そうした極端なキャラクター設定によって生まれる不条理な会話のダイナミズムがファンの心をとらえ、「この空気感がクセになる」と着実にその影響力を拡大中だ。YouTube公式チャンネルの動画再生数は2022年9月現在、累計で約1300万回に上っている。

「カリスマ」楽曲の一筋縄ではいかない魅力

同プロジェクトでは、音声ドラマのほかにキャラクターソングに相当する楽曲のリリースも精力的に行っている。カリスマたちの歌う楽曲群は、物語の世界観と呼応するように一筋縄ではいかない魅力にあふれた秀作ぞろい。誰もが一度は耳にしたことのある民謡やクラシックなどの定番曲を下敷きにしたアカデミックな作りの楽曲が少なからず存在し、完全オリジナルの楽曲も含め、一様にトラックのクオリティは高水準だ。これは、一風変わったコンセプトを高度な音楽性で届けることに並々ならぬこだわりを持つレーベルとして知られるEVIL LINE RECORDSならではの執着心の表れと見ていいだろう。
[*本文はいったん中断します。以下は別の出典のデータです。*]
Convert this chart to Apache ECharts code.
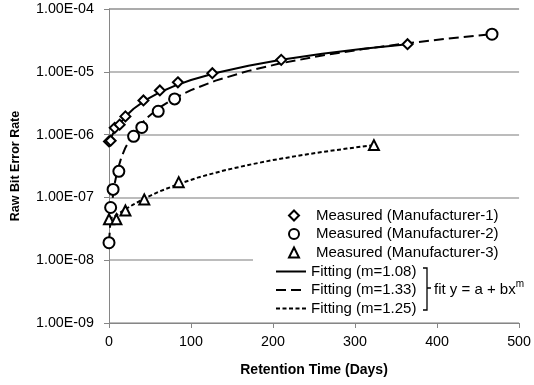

特筆すべきは、そんなハイクオリティなトラックには一見ミスマッチとも思えるふざけた歌詞と味付け過剰なボーカルが乗っている点だ。もちろんこれは完全に意図的なものであり、そのアンバランスさこそが一連の「カリスマ」楽曲群の最大のストロングポイントとして機能していることは言うまでもない。全般的に見ると、7人で歌う全体曲はハッピーなムードと脱力感を伴う“ズッコケ系”の楽曲が基軸をなしている一方で、ソロ曲に関しては比較的エッジの効いた音楽性で“やりすぎ感”を演出したものが目立つ傾向が見て取れる。

その意味で、やや例外的な存在と言えるのが新曲「神の領域リージョン」だ。七人のカリスマ名義で歌われる1曲ながら、どちらかというとこれまでソロ曲に採用されてきたコンセプトに近い手触りを感じることができる。サウンド的にはハードなシンセを基調としたEDMとなっており、歌詞や7人のボーカリゼーションについても完全にシリアステイストに振り切られているところが特徴的だ。「ソロ曲の世界観を7人で歌うところも見てみたい」と願っていたファンも少なくないと考えられる中で、そのニーズに全力で応えたものと見ていいだろう。作詞は及川眠子、作編曲はR・O・Nが手がけている。
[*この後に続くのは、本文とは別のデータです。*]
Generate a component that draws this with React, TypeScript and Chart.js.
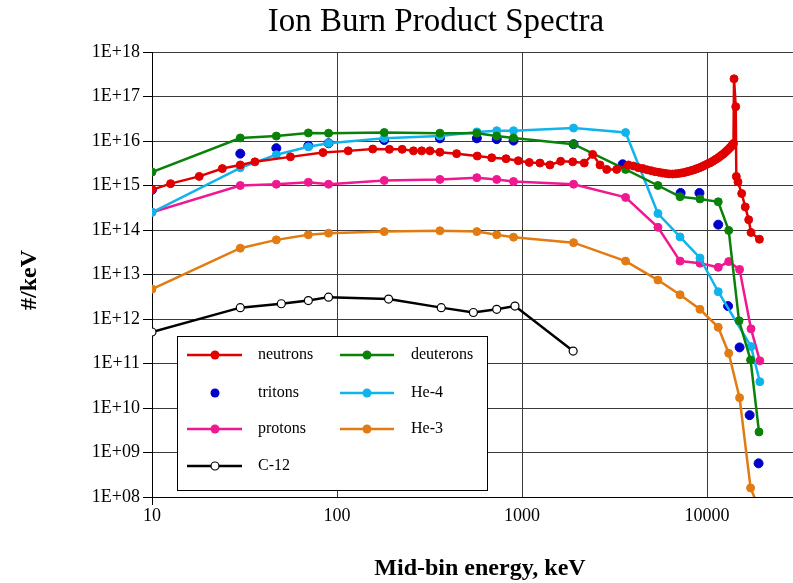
import { useEffect, useRef } from "react";
import { Chart, registerables } from "chart.js";

Chart.register(...registerables);

const TITLE = "Ion Burn Product Spectra";
const X_TITLE = "Mid-bin energy, keV";
const Y_TITLE = "#/keV";

const X_TICKS = [10, 100, 1000, 10000];
const Y_TICKS = [1e8, 1e9, 1e10, 1e11, 1e12, 1e13, 1e14, 1e15, 1e16, 1e17, 1e18];

const neutronsE = [10, 12.6, 18, 24, 30, 36, 56, 84, 115, 156, 192, 225, 259, 287, 318, 360, 443, 573, 686, 820, 955, 1095, 1250, 1416, 1618, 1880, 2170, 2410, 2640, 2870, 3250, 3760,
  4000, 4250, 4500, 4750, 5000, 5250, 5500, 5750, 6000, 6250, 6500, 6750, 7000, 7250, 7500, 7750, 8000, 8250, 8500, 8750, 9000, 9250, 9500, 9750,
  10000, 10250, 10500, 10750, 11000, 11250, 11500, 11750, 12000, 12250, 12500, 12750, 13000, 13250, 13500, 13700, 13900,
  14000, 14300, 14400, 14700, 15400, 16100, 16800, 17300, 19200];
const neutronsV = [8e14, 1.1e15, 1.6e15, 2.4e15, 2.9e15, 3.4e15, 4.4e15, 5.5e15, 6.0e15, 6.6e15, 6.5e15, 6.5e15, 6.0e15, 6.0e15, 6.0e15, 5.6e15, 5.2e15, 4.6e15, 4.2e15, 4.0e15, 3.6e15, 3.3e15, 3.2e15, 2.9e15, 3.5e15, 3.4e15, 3.2e15, 5.0e15, 2.9e15, 2.3e15, 2.3e15, 2.9e15,
  2.74e15, 2.52e15, 2.41e15, 2.25e15, 2.15e15, 2.04e15, 1.98e15, 1.91e15, 1.86e15, 1.82e15, 1.81e15, 1.83e15, 1.86e15, 1.91e15, 1.95e15, 2.03e15, 2.09e15, 2.18e15, 2.25e15, 2.37e15, 2.45e15, 2.58e15, 2.7e15, 2.86e15,
  3.0e15, 3.17e15, 3.3e15, 3.52e15, 3.74e15, 3.96e15, 4.2e15, 4.49e15, 4.8e15, 5.11e15, 5.5e15, 5.96e15, 6.4e15, 6.96e15, 7.5e15, 8.1e15, 8.8e15,
  2.5e17, 5.9e16, 1.6e15, 1.2e15, 6.6e14, 3.3e14, 1.7e14, 8.8e13, 6.2e13];

const deuteronsE = [10, 30, 47, 70, 90, 180, 360, 570, 730, 900, 1900, 3630, 5430, 7150, 9160, 11500, 13100, 14900, 17200, 19100];
const deuteronsV = [2.0e15, 1.17e16, 1.29e16, 1.52e16, 1.5e16, 1.55e16, 1.5e16, 1.5e16, 1.29e16, 1.17e16, 8.5e15, 2.3e15, 1.0e15, 5.6e14, 5.0e14, 4.3e14, 9.8e13, 9.1e11, 1.2e11, 2.9e9];

const tritonsE = [10, 30, 47, 70, 90, 180, 360, 570, 730, 900, 1900, 3500, 7200, 9100, 11500, 13000, 15000, 17000, 19000];
const tritonsV = [8e14, 5.2e15, 6.9e15, 7.8e15, 8.9e15, 1.05e16, 1.15e16, 1.15e16, 1.1e16, 1.02e16, 8.5e15, 3.0e15, 6.8e14, 6.8e14, 1.32e14, 1.95e12, 2.3e11, 6.9e9, 5.7e8];

const he4E = [10, 30, 47, 70, 90, 180, 360, 570, 730, 900, 1900, 3630, 5430, 7150, 9160, 11500, 17300, 19300];
const he4V = [2.5e14, 2.5e15, 4.9e15, 7.4e15, 8.9e15, 1.15e16, 1.3e16, 1.6e16, 1.7e16, 1.7e16, 1.95e16, 1.55e16, 2.35e14, 7.0e13, 2.35e13, 4.1e12, 2.4e11, 3.9e10];

const protonsE = [10, 30, 47, 70, 90, 180, 360, 570, 730, 900, 1900, 3630, 5430, 7150, 9160, 11500, 13100, 15000, 17300, 19300];
const protonsV = [2.5e14, 1.0e15, 1.07e15, 1.18e15, 1.07e15, 1.3e15, 1.37e15, 1.5e15, 1.37e15, 1.23e15, 1.07e15, 5.4e14, 1.15e14, 2.0e13, 1.8e13, 1.45e13, 1.95e13, 1.3e13, 6.0e11, 1.15e11];

const he3E = [10, 30, 47, 70, 90, 180, 360, 570, 730, 900, 1900, 3630, 5430, 7150, 9160, 11500, 13100, 15000, 17200, 19300];
const he3V = [4.7e12, 3.9e13, 6.0e13, 7.8e13, 8.5e13, 9.2e13, 9.6e13, 9.2e13, 7.8e13, 6.9e13, 5.2e13, 2.0e13, 7.5e12, 3.5e12, 1.65e12, 6.5e11, 1.7e11, 1.7e10, 1.6e8, 5e7];

const c12E = [10, 30, 50, 70, 90, 190, 366, 546, 730, 916, 1890];
const c12V = [5.1e11, 1.8e12, 2.2e12, 2.6e12, 3.1e12, 2.8e12, 1.8e12, 1.4e12, 1.65e12, 1.95e12, 1.9e11];

const COLORS = {
  neutrons: "#E00000",
  deuterons: "#0A820A",
  tritons: "#0000CC",
  he4: "#10B4EC",
  protons: "#F01890",
  he3: "#E27B12",
  c12: "#000000",
};

const SERIF = '"Liberation Serif", "Times New Roman", serif';

const pts = (e: number[], v: number[]) => e.map((x, i) => ({ x, y: v[i] }));

type LegendItem = { label: string; color: string; line: boolean; open?: boolean };
const LEGEND_ITEMS: LegendItem[][] = [
  [
    { label: "neutrons", color: COLORS.neutrons, line: true },
    { label: "tritons", color: COLORS.tritons, line: false },
    { label: "protons", color: COLORS.protons, line: true },
    { label: "C-12", color: COLORS.c12, line: true, open: true },
  ],
  [
    { label: "deuterons", color: COLORS.deuterons, line: true },
    { label: "He-4", color: COLORS.he4, line: true },
    { label: "He-3", color: COLORS.he3, line: true },
  ],
];

const overlay = {
  id: "overlay",
  afterDraw(chart: any) {
    const ctx = chart.ctx as CanvasRenderingContext2D;
    ctx.save();
    ctx.fillStyle = "#000";
    ctx.textAlign = "center";
    ctx.textBaseline = "middle";
    ctx.font = `33px ${SERIF}`;
    ctx.fillText(TITLE, 436, 22);
    ctx.font = `bold 24px ${SERIF}`;
    ctx.fillText(X_TITLE, 480, 569);
    ctx.save();
    ctx.translate(30, 280);
    ctx.rotate(-Math.PI / 2);
    ctx.fillText(Y_TITLE, 0, 0);
    ctx.restore();

    const a = chart.chartArea;
    ctx.strokeStyle = "#000";
    ctx.lineWidth = 1;
    ctx.beginPath();
    ctx.moveTo(Math.round(a.left) + 0.5, a.bottom);
    ctx.lineTo(Math.round(a.left) + 0.5, a.bottom + 8);
    ctx.stroke();

    // legend
    ctx.fillStyle = "#fff";
    ctx.fillRect(177.5, 336.5, 310, 154);
    ctx.strokeStyle = "#000";
    ctx.lineWidth = 1;
    ctx.strokeRect(177.5, 336.5, 310, 154);
    const cols = [
      { x1: 187, x2: 242, mx: 215, tx: 258 },
      { x1: 340, x2: 394, mx: 367, tx: 411 },
    ];
    const rows = [355, 393, 429, 466];
    LEGEND_ITEMS.forEach((col, ci) => {
      const c = cols[ci];
      col.forEach((it, ri) => {
        const y = rows[ri];
        if (it.line) {
          ctx.strokeStyle = it.color;
          ctx.lineWidth = 2.5;
          ctx.beginPath();
          ctx.moveTo(c.x1, y);
          ctx.lineTo(c.x2, y);
          ctx.stroke();
        }
        ctx.beginPath();
        ctx.arc(c.mx, y, it.open ? 4 : 4.5, 0, Math.PI * 2);
        ctx.fillStyle = it.open ? "#fff" : it.color;
        ctx.fill();
        if (it.open) {
          ctx.strokeStyle = it.color;
          ctx.lineWidth = 1.2;
          ctx.stroke();
        }
        ctx.fillStyle = "#000";
        ctx.textAlign = "left";
        ctx.textBaseline = "middle";
        ctx.font = `16px ${SERIF}`;
        ctx.fillText(it.label, c.tx, y);
      });
    });
    ctx.restore();
  },
};

const XMAX = Math.pow(10, 1 + (793 - 152) / 185);

export default function App() {
  const ref = useRef<HTMLCanvasElement | null>(null);
  useEffect(() => {
    if (!ref.current) return;
    const lineDs = (label: string, e: number[], v: number[], color: string, order: number, extra: any = {}) => ({
      label,
      data: pts(e, v),
      showLine: true,
      borderColor: color,
      backgroundColor: color,
      borderWidth: 2.5,
      pointRadius: 4,
      pointBorderWidth: 1,
      pointBorderColor: color,
      pointBackgroundColor: color,
      order,
      ...extra,
    });
    const chart = new Chart(ref.current, {
      type: "scatter",
      data: {
        datasets: [
          lineDs("neutrons", neutronsE, neutronsV, COLORS.neutrons, 0),
          lineDs("deuterons", deuteronsE, deuteronsV, COLORS.deuterons, 2),
          lineDs("tritons", tritonsE, tritonsV, COLORS.tritons, 5, { showLine: false, pointRadius: 4.5 }),
          lineDs("He-4", he4E, he4V, COLORS.he4, 3),
          lineDs("protons", protonsE, protonsV, COLORS.protons, 4),
          lineDs("He-3", he3E, he3V, COLORS.he3, 6),
          lineDs("C-12", c12E, c12V, COLORS.c12, 7, { pointBackgroundColor: "#fff", pointBorderColor: "#000", pointBorderWidth: 1.2 }),
        ],
      } as any,
      options: {
        animation: false,
        responsive: false,
        maintainAspectRatio: false,
        layout: { autoPadding: false, padding: { top: 52, left: 0, right: 0, bottom: 0 } },
        plugins: {
          legend: { display: false },
          tooltip: { enabled: false },
          title: { display: false },
        },
        scales: {
          x: {
            type: "logarithmic",
            min: 10,
            max: XMAX,
            afterBuildTicks: (s: any) => {
              s.ticks = X_TICKS.map((v) => ({ value: v }));
            },
            afterFit: (s: any) => {
              s.height = 86;
              s.paddingLeft = 0;
              s.paddingRight = 0;
            },
            grid: {
              color: "#3a3a3a",
              lineWidth: 1,
              drawTicks: true,
              tickLength: 8,
              tickColor: (c: any) => (c.index === 0 ? "#000" : "rgba(0,0,0,0)"),
            },
            border: { display: true, color: "#000", width: 1 },
            ticks: {
              color: "#000",
              font: { family: SERIF, size: 18 },
              padding: 0,
              maxRotation: 0,
              autoSkip: false,
              callback: (v: any) => String(v),
            },
          },
          y: {
            type: "logarithmic",
            min: 1e8,
            max: 1e18,
            afterBuildTicks: (s: any) => {
              s.ticks = Y_TICKS.map((v) => ({ value: v }));
            },
            afterFit: (s: any) => {
              s.width = 152;
              s.paddingTop = 0;
              s.paddingBottom = 0;
            },
            grid: {
              color: "#3a3a3a",
              lineWidth: 1,
              drawTicks: true,
              tickLength: 9,
              tickColor: "#000",
            },
            border: { display: true, color: "#000", width: 1 },
            ticks: {
              color: "#000",
              font: { family: SERIF, size: 18 },
              padding: 3,
              autoSkip: false,
              callback: (v: any) => {
                const exp = Math.round(Math.log10(Number(v)));
                return "1E+" + String(exp).padStart(2, "0");
              },
            },
          },
        },
      } as any,
      plugins: [overlay],
    });
    return () => chart.destroy();
  }, []);
  return (
    <div style={{ position: "fixed", left: 0, top: 0, width: 793, height: 583, background: "#fff" }}>
      <canvas ref={ref} width={793} height={583} style={{ display: "block", width: 793, height: 583 }} />
    </div>
  );
}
しかしそう思ったのも束の間、もう1つの新曲「カリスマっていいな」はこれまでの全体曲コンセプトを忠実に踏襲したハッピーソング。楽曲タイトルから明らかなように、これは昨年5月に惜しくもこの世を去った昭和の大作曲家・小林亜星が手がけた、テレビアニメ「まんが日本昔ばなし」のエンディングテーマ「にんげんっていいな」を下敷きにした1曲だ。カバーや替え歌ではなくリビルドの手法が採られており、作詞、作曲、編曲はCHI-MEYが手がけた。軽快なハーフタイムシャッフルのビート感を含め、原曲以上にテレビアニメのエンディングテーマ然としたサウンドプロデュースがなされており、アルバムのラストを飾るにふさわしい大団円ムードを味わえる楽曲に仕上がっている。

なお、「カリスマ ワールド」のCD盤には全10編におよぶ寸劇トラックと、声優陣が早口言葉に挑戦するおまけトラック「ケツパラガス選手権!」が収められている。配信リリース版にはこれらが含まれないため、「カリスマ」の世界をより深く楽しみたいファンは要チェックだ。